Task description: Records follow. Copy every line with "this".

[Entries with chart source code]
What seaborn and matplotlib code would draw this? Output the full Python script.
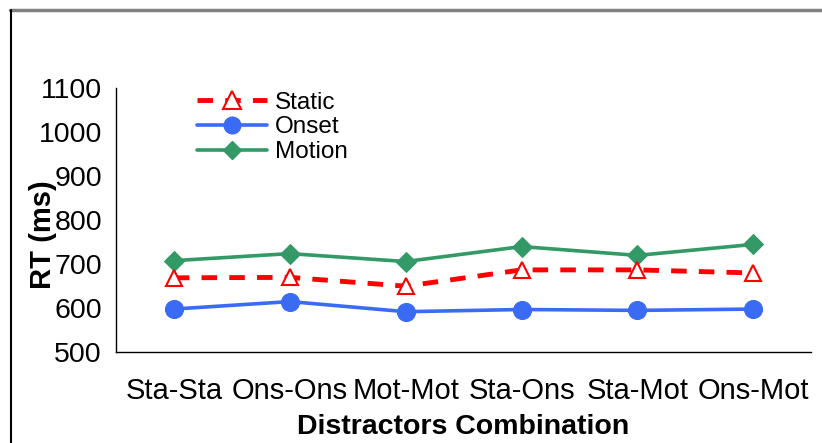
import matplotlib
matplotlib.use("Agg")
import matplotlib.pyplot as plt
import seaborn as sns
import pandas as pd
import numpy as np
from matplotlib.lines import Line2D

# 数据
categories = ["Sta-Sta", "Ons-Ons", "Mot-Mot", "Sta-Ons", "Sta-Mot", "Ons-Mot"]
static_rt = [669, 670, 650, 687, 687, 680]
onset_rt = [598, 615, 592, 597, 595, 598]
motion_rt = [708, 724, 706, 740, 720, 745]

sns.set_theme(style="white")
plt.rcParams['font.family'] = ['Liberation Sans', 'DejaVu Sans']
plt.rcParams['text.color'] = 'black'
plt.rcParams['xtick.color'] = 'black'
plt.rcParams['ytick.color'] = 'black'
plt.rcParams['axes.labelcolor'] = 'black'

fig = plt.figure(figsize=(8.22, 4.43), dpi=100)
ax = fig.add_axes([0.141, 0.205, 0.846, 0.596])

x = np.arange(len(categories))
df = pd.DataFrame({"x": np.tile(x, 3),
                   "rt": static_rt + onset_rt + motion_rt,
                   "cond": ["Static"] * 6 + ["Onset"] * 6 + ["Motion"] * 6})

red, blue, green = "#FF0000", "#3A6BF5", "#339966"
dash = (0, (3.2, 2.5))

sns.lineplot(data=df[df.cond == "Motion"], x="x", y="rt", ax=ax, color=green,
             lw=2.6, marker="D", markersize=10, markeredgecolor=green)
sns.lineplot(data=df[df.cond == "Onset"], x="x", y="rt", ax=ax, color=blue,
             lw=2.6, marker="o", markersize=13, markeredgecolor=blue)
sns.lineplot(data=df[df.cond == "Static"], x="x", y="rt", ax=ax, color=red,
             lw=3.5, marker="^", markersize=12, markerfacecolor="white",
             markeredgecolor=red, markeredgewidth=1.5, linestyle=dash)

ax.set_xlim(-0.5, 5.5)
ax.set_ylim(500, 1100)
ax.set_yticks(range(500, 1101, 100))
ax.set_xticks(x)
ax.set_xticklabels(categories, fontsize=21)
ax.set_xticks(np.arange(-0.5, 6, 1), minor=True)
ax.tick_params(axis="x", which="major", length=0, pad=18)
ax.tick_params(axis="x", which="minor", length=7, width=1, color="black", direction="out")
ax.tick_params(axis="y", length=7, width=1, color="black", direction="out", labelsize=20.5, pad=3)
for s in ["top", "right"]:
    ax.spines[s].set_visible(False)
for s in ["left", "bottom"]:
    ax.spines[s].set_color("black")
    ax.spines[s].set_linewidth(1)

ax.set_xlabel("Distractors Combination", fontsize=20.5, weight="bold", labelpad=6)
ax.set_ylabel("")
fig.text(0.052, 0.47, "RT (ms)", rotation=90, fontsize=21, weight="bold",
         ha="center", va="center")

handles = [
    Line2D([], [], color=red, lw=3.5, linestyle=dash, marker="^",
           markersize=13, markerfacecolor="white", markeredgecolor=red, markeredgewidth=1.5),
    Line2D([], [], color=blue, lw=2.6, marker="o", markersize=12),
    Line2D([], [], color=green, lw=2.6, marker="D", markersize=9),
]
ax.legend(handles, ["Static", "Onset", "Motion"], loc="upper left",
          bbox_to_anchor=(0.085, 1.07), frameon=False, fontsize=17.5,
          handlelength=2.9, handletextpad=0.3, labelspacing=0.12)

# 外框
fig.add_artist(Line2D([0.012, 1.0], [0.977, 0.977], color="#808080", lw=2.5,
                      transform=fig.transFigure))
fig.add_artist(Line2D([0.013, 0.013], [0.0, 0.977], color="black", lw=1.5,
                      transform=fig.transFigure))

fig.savefig("out.png", dpi=100)
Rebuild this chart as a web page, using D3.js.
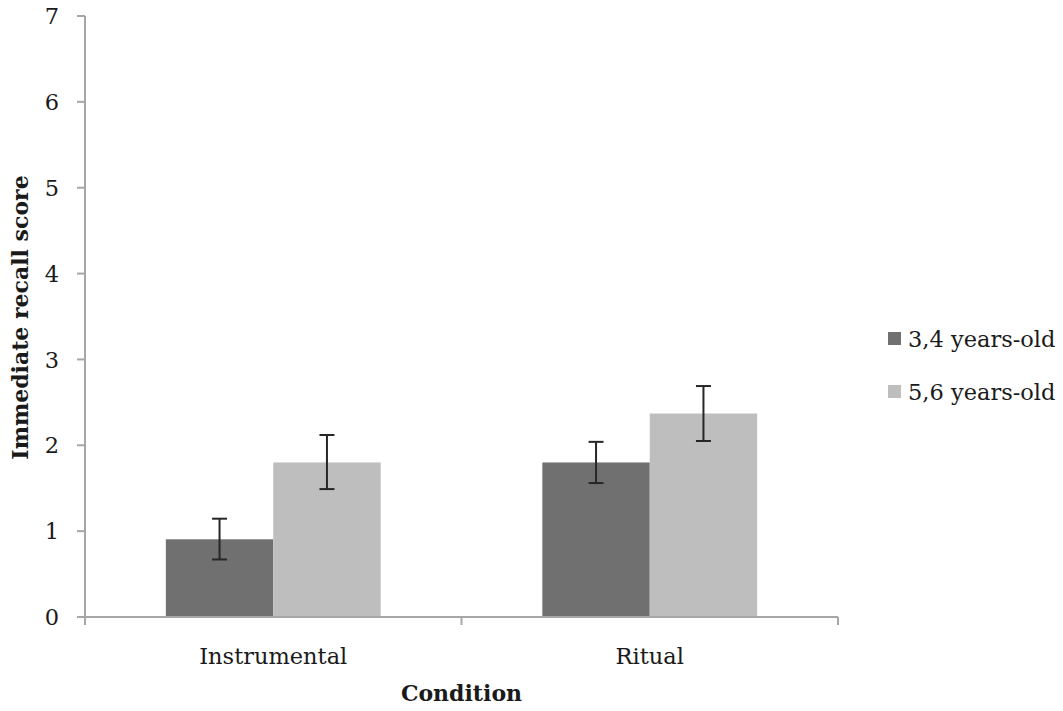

Reply:
What seaborn and matplotlib code would draw this? Output the full Python script.
Rebuild this chart as a web page, using D3.js.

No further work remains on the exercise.